Problem statement: Please write out the lines of the data exactly, beginning with the first and ending with the line containing "plt.rcParams['font.family'] = ['Noto"; leave the pictures behind.

■ ■ ■

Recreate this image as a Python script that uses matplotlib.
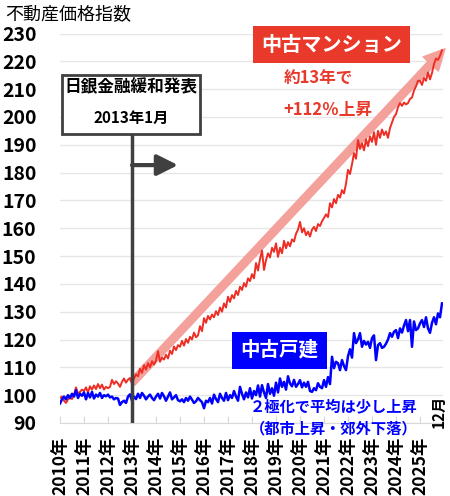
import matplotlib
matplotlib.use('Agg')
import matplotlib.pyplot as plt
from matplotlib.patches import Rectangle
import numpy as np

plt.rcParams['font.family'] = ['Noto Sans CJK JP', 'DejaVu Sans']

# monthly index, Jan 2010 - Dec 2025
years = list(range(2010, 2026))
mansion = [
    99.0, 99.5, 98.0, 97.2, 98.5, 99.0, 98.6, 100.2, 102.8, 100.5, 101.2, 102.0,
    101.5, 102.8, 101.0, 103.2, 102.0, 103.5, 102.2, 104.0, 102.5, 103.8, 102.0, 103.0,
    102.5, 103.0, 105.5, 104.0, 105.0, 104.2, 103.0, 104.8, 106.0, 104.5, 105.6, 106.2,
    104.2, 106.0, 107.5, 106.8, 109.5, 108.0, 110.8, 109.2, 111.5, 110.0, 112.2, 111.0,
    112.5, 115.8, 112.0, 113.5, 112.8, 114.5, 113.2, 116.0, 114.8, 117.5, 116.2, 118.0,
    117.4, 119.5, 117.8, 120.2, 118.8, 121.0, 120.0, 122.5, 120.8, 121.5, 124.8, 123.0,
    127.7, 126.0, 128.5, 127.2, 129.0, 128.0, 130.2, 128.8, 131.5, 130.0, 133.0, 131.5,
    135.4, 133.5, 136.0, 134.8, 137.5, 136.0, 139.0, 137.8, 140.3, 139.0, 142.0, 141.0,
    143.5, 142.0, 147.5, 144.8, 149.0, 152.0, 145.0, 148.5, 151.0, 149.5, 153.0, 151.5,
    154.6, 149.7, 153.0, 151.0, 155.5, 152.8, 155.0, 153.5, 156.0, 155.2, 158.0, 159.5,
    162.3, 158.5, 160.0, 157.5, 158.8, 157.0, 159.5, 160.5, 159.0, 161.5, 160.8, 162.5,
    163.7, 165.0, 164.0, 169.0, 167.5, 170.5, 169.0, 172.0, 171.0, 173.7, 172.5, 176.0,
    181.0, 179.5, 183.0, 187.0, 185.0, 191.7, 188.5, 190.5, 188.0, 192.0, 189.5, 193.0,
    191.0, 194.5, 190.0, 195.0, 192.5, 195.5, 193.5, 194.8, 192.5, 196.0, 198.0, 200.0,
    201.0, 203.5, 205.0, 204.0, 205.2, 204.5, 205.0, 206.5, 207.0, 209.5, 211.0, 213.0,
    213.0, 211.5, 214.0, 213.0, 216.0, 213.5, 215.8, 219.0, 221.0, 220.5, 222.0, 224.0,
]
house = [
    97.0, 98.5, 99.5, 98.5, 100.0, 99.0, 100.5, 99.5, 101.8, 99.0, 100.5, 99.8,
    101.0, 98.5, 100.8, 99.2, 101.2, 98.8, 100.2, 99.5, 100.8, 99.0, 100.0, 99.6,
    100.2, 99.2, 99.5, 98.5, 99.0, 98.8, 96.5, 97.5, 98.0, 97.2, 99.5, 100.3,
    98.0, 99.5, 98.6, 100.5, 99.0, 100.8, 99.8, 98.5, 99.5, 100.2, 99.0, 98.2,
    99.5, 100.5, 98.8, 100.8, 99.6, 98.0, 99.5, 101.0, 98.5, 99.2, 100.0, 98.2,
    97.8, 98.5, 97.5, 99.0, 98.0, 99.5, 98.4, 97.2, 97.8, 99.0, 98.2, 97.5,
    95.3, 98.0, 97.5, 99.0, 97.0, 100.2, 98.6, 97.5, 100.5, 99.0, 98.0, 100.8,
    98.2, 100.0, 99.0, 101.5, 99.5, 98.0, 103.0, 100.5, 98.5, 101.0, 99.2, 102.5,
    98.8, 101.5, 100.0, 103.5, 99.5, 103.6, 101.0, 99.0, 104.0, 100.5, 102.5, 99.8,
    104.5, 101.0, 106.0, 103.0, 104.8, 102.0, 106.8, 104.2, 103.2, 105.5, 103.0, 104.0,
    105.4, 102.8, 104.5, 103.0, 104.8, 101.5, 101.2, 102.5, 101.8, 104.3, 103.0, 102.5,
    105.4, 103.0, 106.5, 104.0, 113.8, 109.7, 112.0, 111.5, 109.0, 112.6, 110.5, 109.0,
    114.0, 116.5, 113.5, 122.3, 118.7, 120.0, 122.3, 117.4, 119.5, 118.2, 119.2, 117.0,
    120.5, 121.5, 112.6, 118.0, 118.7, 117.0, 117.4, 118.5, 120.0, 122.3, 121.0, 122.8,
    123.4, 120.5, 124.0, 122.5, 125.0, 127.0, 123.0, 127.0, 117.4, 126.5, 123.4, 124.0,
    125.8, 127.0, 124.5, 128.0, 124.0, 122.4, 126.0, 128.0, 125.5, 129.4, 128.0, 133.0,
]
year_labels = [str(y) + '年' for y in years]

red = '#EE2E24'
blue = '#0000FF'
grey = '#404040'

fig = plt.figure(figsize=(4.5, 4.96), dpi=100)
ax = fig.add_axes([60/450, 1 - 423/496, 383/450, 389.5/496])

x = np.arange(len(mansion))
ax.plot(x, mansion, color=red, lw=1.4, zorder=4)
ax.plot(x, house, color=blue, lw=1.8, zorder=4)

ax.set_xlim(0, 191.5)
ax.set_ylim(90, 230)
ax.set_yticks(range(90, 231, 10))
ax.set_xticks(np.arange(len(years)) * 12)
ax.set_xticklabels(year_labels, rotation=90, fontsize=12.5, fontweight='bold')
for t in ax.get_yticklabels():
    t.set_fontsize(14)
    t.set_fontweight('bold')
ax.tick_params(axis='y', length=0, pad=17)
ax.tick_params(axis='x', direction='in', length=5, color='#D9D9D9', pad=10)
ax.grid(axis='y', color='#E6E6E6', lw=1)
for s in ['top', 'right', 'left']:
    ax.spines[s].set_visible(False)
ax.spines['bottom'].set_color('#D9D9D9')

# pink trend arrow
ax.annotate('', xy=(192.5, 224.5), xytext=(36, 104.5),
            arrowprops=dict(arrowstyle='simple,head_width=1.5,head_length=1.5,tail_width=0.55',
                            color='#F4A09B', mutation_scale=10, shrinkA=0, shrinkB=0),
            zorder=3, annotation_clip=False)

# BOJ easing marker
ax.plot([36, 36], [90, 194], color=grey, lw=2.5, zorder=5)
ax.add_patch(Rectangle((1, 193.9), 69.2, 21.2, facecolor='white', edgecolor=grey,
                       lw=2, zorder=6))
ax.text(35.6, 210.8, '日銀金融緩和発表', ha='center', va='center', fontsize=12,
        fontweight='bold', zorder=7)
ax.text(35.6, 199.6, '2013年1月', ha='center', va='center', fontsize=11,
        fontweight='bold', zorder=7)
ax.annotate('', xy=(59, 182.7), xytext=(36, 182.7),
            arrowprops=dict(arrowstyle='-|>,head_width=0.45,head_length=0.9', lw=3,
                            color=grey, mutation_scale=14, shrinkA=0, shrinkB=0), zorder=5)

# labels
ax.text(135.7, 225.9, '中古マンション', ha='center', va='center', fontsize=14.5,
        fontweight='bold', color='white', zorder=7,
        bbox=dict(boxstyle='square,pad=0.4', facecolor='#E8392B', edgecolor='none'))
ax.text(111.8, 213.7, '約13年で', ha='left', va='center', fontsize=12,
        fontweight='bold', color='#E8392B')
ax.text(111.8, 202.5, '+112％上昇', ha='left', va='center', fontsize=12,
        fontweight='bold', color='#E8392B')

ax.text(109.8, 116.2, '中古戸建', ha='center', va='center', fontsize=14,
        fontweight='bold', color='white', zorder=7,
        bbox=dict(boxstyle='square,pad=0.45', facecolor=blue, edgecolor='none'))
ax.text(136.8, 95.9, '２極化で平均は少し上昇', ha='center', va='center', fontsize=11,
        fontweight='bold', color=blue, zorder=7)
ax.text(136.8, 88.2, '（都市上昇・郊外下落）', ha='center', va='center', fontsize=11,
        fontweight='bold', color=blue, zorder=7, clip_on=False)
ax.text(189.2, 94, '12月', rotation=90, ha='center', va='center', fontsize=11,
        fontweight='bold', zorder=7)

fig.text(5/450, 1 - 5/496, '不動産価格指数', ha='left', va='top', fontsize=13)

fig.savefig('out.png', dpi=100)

■ ■ ■

Complete output:
Recreate this image as a Python script that uses matplotlib.
import matplotlib
matplotlib.use('Agg')
import matplotlib.pyplot as plt
from matplotlib.patches import Rectangle
import numpy as np

plt.rcParams['font.family'] = ['Noto Sans CJK JP', 'DejaVu Sans']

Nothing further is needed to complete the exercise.